Entries with chart source code
※

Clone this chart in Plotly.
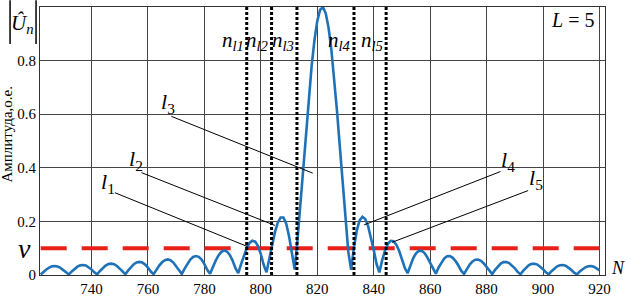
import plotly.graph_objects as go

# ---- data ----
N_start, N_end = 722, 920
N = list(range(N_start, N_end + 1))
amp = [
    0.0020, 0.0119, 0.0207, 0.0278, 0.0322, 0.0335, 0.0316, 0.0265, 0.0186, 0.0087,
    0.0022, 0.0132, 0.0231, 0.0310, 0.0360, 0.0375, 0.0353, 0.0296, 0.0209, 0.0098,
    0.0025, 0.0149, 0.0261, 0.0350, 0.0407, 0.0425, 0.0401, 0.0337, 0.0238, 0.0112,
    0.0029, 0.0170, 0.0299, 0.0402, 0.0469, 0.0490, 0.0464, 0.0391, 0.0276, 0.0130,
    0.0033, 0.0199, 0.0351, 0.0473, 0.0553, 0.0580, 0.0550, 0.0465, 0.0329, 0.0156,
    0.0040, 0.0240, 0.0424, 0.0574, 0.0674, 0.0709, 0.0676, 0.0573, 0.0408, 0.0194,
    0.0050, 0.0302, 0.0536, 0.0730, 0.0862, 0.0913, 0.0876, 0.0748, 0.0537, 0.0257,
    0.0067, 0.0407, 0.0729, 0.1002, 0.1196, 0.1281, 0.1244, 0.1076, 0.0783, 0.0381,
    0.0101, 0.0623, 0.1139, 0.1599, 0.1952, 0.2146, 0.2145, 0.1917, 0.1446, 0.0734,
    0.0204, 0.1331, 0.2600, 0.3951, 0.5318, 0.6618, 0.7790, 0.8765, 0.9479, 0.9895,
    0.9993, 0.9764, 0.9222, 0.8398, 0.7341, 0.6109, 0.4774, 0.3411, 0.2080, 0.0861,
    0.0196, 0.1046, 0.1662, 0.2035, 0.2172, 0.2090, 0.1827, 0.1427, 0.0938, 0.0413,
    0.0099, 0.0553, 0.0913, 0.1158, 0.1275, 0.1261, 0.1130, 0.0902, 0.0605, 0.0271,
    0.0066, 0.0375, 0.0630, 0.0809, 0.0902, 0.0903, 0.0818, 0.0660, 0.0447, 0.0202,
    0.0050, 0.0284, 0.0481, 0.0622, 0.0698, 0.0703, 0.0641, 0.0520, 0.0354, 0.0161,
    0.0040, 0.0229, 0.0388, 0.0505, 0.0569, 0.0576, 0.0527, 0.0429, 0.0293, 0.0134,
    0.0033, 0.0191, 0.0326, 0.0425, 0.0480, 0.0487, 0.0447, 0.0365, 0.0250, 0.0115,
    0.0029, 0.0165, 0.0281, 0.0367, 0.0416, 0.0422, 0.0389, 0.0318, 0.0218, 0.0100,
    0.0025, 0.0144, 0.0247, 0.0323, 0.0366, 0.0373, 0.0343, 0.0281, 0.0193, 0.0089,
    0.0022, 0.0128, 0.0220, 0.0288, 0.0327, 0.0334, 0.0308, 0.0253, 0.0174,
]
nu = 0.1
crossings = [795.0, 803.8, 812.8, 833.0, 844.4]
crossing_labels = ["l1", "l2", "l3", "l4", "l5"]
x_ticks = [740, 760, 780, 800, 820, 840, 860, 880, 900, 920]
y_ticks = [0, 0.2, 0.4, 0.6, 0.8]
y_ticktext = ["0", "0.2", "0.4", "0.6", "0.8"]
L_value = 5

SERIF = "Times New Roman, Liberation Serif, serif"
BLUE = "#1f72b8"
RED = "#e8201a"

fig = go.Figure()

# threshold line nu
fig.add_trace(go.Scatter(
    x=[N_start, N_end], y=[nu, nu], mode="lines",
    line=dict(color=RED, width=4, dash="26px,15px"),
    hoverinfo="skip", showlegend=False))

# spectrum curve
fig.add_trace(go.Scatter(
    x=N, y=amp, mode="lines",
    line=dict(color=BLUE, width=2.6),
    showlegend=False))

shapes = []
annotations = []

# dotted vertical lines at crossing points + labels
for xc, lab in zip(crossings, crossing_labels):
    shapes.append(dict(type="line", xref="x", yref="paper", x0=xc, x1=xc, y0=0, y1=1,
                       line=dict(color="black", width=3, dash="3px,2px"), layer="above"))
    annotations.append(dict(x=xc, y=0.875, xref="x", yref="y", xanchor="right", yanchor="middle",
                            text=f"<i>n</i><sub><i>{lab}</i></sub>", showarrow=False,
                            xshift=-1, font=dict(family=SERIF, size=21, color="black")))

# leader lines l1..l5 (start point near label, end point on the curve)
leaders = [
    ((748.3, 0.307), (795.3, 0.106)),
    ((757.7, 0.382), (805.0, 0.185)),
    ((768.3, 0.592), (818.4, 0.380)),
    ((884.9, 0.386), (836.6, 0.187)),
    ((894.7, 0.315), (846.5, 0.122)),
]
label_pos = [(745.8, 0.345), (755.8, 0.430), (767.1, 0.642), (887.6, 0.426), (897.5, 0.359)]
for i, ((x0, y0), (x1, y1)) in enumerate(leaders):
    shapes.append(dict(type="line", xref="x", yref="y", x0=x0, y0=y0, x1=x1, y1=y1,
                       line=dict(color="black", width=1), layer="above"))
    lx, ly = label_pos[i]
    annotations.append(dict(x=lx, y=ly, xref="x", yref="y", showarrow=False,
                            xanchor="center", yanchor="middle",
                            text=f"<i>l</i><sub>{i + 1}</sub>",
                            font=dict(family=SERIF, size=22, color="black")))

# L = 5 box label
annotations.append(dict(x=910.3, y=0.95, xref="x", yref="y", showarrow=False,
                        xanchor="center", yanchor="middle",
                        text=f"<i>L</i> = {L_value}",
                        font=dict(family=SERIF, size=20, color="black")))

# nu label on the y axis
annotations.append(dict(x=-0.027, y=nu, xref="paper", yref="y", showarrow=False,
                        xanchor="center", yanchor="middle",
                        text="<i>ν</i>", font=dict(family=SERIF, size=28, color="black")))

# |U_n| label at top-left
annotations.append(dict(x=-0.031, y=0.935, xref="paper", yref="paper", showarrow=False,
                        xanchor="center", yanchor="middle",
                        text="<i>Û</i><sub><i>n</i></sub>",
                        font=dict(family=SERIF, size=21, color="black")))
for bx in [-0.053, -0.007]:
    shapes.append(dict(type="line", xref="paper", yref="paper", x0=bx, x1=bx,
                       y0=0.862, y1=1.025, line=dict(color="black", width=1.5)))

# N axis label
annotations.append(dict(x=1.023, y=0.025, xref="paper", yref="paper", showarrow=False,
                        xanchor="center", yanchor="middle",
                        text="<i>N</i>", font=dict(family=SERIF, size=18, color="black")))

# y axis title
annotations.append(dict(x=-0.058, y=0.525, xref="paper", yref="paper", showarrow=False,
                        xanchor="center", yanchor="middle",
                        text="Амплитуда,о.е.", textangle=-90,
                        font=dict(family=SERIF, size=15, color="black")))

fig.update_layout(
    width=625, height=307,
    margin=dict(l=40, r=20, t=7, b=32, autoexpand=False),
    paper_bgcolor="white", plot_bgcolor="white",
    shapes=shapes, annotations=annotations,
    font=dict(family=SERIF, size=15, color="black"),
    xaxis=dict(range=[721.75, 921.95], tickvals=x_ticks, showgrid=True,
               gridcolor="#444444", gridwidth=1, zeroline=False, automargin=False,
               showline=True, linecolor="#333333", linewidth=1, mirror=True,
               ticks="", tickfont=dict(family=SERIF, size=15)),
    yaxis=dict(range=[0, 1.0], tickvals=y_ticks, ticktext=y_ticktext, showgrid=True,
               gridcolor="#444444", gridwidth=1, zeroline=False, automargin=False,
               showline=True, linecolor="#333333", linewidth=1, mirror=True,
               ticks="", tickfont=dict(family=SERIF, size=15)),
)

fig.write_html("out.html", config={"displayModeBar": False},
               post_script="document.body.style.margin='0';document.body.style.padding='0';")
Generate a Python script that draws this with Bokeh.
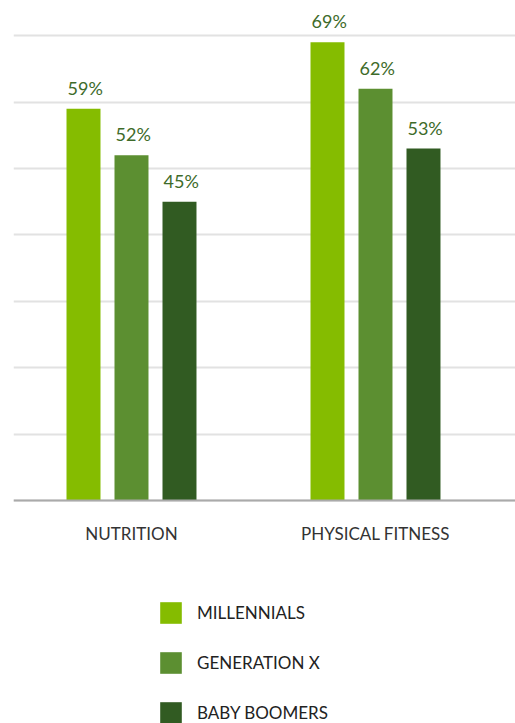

※

▸ Written exercise
Please transcribe, word for word, every line from the first line of the records above through the line containing "import plotly.graph_objects as go", and leave out any pictures.

▸ Exercise solution
Clone this chart in Plotly.
import plotly.graph_objects as go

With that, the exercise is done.